#### WRITTEN REQUEST:
All lines from the beginning of the listing through the line with "const xMinorTicks = [285, 295, 305, 315, 325, 335];" are to be copied word for word; the pictures are not.

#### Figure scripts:
□ □ □ □ □

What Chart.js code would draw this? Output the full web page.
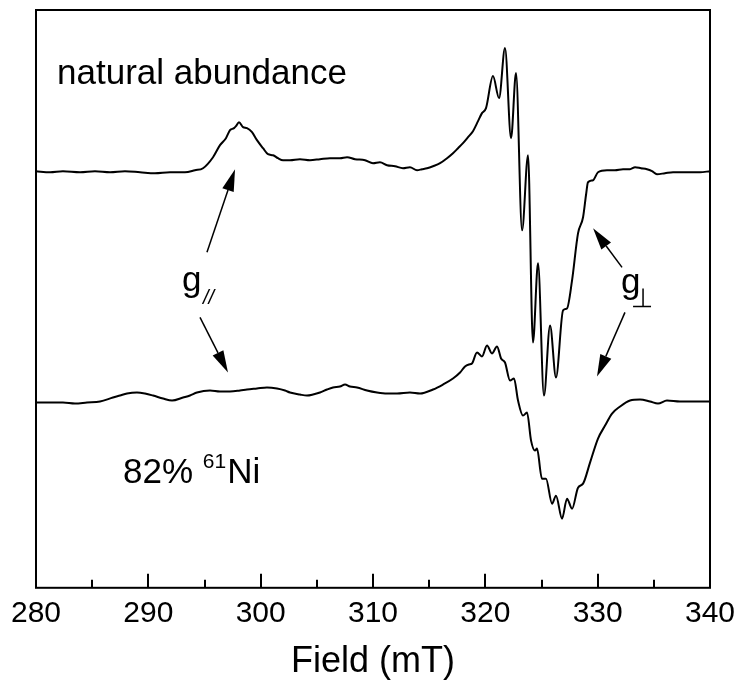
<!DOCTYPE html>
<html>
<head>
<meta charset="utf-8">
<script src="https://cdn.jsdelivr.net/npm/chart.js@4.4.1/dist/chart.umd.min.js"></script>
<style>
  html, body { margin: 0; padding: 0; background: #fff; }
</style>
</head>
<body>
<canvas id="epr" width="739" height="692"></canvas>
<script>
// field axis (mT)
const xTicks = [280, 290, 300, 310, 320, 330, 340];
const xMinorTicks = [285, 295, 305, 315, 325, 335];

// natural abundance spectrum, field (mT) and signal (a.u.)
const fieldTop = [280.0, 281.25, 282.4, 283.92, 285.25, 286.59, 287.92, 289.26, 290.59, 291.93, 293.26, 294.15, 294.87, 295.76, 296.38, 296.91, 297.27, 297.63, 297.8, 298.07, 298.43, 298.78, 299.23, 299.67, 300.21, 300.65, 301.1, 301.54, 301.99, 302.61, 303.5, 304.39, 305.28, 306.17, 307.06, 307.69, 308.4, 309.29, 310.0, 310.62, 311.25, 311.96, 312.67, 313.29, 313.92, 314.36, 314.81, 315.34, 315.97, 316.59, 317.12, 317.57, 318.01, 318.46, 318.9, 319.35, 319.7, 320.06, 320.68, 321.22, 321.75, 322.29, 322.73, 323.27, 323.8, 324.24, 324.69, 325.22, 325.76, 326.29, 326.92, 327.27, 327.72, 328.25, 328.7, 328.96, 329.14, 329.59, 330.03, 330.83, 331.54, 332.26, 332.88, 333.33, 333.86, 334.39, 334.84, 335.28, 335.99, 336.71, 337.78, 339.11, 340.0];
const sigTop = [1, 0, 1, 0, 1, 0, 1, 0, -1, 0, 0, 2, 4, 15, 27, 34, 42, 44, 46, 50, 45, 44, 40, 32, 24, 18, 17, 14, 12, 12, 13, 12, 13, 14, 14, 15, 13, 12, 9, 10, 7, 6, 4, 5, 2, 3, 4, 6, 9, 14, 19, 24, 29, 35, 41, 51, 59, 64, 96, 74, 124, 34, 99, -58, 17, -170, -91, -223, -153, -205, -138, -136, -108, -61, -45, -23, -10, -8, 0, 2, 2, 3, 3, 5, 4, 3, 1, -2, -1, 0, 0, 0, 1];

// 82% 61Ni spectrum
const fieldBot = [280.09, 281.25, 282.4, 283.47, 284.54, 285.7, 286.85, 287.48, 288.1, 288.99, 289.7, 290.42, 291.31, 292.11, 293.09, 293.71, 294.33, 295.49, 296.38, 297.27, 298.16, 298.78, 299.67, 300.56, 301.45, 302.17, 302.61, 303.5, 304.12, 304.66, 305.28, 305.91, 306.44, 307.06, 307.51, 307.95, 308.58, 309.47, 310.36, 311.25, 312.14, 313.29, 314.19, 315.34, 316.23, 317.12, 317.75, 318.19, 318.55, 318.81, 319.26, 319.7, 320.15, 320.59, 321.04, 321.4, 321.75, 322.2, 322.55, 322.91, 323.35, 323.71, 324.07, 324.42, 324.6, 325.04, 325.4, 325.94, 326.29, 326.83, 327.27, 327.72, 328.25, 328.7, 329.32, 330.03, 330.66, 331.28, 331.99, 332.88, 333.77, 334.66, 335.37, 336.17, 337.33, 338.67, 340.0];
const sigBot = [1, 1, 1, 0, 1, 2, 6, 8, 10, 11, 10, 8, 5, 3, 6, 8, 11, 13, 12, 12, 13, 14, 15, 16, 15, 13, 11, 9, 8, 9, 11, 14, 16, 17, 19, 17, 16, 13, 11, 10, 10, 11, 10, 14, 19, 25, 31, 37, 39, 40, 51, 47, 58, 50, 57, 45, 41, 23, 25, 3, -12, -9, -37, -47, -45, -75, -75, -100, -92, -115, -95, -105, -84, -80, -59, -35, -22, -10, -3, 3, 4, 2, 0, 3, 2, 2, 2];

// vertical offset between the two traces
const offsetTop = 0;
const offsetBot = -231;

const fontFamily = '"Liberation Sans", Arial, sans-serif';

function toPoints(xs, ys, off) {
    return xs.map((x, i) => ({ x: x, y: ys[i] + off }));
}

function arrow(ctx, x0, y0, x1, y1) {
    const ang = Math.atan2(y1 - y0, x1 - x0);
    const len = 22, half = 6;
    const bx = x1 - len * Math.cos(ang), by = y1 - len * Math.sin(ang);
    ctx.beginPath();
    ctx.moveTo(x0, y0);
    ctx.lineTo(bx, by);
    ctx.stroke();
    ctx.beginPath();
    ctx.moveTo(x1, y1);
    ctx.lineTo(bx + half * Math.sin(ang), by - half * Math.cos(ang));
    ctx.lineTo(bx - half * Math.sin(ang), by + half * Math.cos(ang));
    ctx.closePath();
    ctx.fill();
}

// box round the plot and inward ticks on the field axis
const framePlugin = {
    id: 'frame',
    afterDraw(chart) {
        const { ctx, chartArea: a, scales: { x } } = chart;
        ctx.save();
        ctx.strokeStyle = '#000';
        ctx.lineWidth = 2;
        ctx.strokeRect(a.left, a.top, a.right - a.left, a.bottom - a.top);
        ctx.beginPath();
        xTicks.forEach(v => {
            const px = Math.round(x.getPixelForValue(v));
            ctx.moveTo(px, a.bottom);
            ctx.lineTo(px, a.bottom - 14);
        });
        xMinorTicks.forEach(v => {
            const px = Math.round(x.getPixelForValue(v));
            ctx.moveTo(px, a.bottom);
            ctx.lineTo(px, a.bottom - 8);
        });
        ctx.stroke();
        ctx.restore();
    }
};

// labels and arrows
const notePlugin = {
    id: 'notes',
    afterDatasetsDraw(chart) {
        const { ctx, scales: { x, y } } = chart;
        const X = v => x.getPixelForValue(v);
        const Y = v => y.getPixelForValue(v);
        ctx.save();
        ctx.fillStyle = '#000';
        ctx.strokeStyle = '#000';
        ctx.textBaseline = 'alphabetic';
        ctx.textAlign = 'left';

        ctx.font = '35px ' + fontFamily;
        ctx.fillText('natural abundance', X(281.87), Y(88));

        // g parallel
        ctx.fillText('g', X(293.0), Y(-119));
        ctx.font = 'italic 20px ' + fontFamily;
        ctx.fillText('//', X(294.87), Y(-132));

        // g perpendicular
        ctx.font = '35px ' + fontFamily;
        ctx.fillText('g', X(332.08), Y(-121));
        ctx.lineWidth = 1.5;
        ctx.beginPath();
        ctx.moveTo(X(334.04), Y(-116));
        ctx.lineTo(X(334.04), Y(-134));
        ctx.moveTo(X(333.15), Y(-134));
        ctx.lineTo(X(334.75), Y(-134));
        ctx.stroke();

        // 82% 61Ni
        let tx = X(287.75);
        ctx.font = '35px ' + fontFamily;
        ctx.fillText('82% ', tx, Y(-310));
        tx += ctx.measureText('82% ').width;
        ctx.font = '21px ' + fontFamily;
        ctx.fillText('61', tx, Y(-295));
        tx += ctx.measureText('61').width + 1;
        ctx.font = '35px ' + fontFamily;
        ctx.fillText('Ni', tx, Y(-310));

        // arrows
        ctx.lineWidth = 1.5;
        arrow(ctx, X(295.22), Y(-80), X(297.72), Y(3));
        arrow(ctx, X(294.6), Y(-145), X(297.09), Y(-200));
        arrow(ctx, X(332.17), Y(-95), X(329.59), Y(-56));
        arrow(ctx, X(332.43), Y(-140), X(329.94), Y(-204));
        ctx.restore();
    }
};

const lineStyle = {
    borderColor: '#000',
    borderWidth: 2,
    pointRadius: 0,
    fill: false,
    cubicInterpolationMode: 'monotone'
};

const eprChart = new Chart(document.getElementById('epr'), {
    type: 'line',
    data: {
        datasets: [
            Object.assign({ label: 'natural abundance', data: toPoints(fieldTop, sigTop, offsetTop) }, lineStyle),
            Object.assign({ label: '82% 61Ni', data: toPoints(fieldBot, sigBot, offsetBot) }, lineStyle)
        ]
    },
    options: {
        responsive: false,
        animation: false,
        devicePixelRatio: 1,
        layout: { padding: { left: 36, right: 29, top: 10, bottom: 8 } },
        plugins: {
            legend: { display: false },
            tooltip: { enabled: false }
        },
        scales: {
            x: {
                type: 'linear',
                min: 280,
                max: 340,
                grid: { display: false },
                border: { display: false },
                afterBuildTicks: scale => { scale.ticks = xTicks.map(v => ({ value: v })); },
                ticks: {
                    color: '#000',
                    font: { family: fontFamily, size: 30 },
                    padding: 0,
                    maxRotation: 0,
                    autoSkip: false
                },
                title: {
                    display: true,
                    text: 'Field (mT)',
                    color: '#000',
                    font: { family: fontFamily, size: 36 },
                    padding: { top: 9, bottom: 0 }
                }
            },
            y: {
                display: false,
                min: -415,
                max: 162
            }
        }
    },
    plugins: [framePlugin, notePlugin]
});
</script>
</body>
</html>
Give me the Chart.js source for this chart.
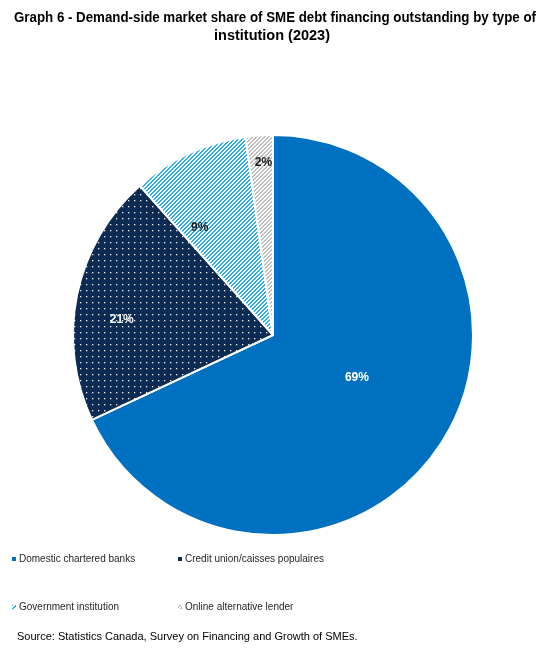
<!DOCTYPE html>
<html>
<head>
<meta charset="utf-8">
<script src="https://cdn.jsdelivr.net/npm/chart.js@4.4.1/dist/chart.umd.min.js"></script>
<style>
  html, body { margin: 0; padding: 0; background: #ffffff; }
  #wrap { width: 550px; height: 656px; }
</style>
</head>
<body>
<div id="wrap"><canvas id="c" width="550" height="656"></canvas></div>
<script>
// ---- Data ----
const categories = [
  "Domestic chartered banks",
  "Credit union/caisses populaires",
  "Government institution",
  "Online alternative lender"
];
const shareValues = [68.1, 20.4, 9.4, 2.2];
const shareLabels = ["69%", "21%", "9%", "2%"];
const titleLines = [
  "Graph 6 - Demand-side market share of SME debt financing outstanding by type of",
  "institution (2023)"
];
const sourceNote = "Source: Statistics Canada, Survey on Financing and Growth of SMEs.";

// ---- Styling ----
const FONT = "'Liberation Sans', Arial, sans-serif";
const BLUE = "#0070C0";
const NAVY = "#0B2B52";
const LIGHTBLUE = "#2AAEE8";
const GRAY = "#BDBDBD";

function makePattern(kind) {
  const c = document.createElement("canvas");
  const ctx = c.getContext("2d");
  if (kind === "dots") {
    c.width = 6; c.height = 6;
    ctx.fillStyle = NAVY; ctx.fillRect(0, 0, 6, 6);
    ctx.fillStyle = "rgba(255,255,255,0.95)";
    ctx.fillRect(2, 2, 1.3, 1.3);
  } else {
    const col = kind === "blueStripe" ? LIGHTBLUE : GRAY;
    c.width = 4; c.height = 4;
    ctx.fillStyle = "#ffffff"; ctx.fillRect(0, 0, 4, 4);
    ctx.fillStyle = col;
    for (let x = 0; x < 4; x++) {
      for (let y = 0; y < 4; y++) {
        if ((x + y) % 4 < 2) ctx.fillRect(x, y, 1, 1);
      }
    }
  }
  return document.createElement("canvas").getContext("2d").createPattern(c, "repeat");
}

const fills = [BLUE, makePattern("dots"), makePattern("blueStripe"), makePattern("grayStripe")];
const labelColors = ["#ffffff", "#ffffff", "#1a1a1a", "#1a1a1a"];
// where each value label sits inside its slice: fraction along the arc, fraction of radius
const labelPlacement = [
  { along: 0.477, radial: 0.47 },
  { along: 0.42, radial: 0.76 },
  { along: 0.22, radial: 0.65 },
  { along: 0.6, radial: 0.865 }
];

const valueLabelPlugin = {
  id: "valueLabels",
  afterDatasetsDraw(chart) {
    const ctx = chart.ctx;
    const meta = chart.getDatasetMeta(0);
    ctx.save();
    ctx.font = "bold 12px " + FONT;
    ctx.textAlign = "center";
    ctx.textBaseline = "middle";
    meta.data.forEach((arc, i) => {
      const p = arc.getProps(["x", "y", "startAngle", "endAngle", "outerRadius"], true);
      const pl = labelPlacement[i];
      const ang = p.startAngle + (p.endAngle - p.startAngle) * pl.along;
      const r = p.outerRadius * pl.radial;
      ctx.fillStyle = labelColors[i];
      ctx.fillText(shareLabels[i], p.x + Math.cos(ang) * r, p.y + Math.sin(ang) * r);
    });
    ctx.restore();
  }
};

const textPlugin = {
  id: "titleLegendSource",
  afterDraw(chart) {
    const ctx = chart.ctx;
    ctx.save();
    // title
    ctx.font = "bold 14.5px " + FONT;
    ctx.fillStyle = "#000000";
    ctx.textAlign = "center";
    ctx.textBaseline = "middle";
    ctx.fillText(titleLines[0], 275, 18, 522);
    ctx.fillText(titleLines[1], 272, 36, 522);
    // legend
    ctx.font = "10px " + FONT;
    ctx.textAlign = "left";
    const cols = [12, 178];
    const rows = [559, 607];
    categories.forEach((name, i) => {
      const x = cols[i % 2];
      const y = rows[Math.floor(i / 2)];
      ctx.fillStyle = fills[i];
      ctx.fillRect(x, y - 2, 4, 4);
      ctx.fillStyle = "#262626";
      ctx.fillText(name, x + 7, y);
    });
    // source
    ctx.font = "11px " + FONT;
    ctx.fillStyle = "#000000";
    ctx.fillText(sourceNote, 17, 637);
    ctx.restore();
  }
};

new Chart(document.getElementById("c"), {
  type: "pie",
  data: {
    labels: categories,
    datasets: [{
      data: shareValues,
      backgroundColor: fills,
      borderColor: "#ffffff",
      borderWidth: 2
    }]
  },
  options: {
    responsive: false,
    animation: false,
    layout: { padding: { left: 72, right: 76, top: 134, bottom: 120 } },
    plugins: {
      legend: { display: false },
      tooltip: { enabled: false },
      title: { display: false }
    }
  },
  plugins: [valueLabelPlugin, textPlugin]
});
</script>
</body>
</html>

□ □ □ □ □

#### SOLVED EXERCISE:
What Chart.js code would draw this? Output the full web page.
<!DOCTYPE html>
<html>
<head>
<meta charset="utf-8">
<script src="https://cdn.jsdelivr.net/npm/chart.js@4.4.1/dist/chart.umd.min.js"></script>
<style>
  html, body { margin: 0; padding: 0; background: #fff; }
</style>
</head>
<body>
<canvas id="epr" width="739" height="692"></canvas>
<script>
// field axis (mT)
const xTicks = [280, 290, 300, 310, 320, 330, 340];
const xMinorTicks = [285, 295, 305, 315, 325, 335];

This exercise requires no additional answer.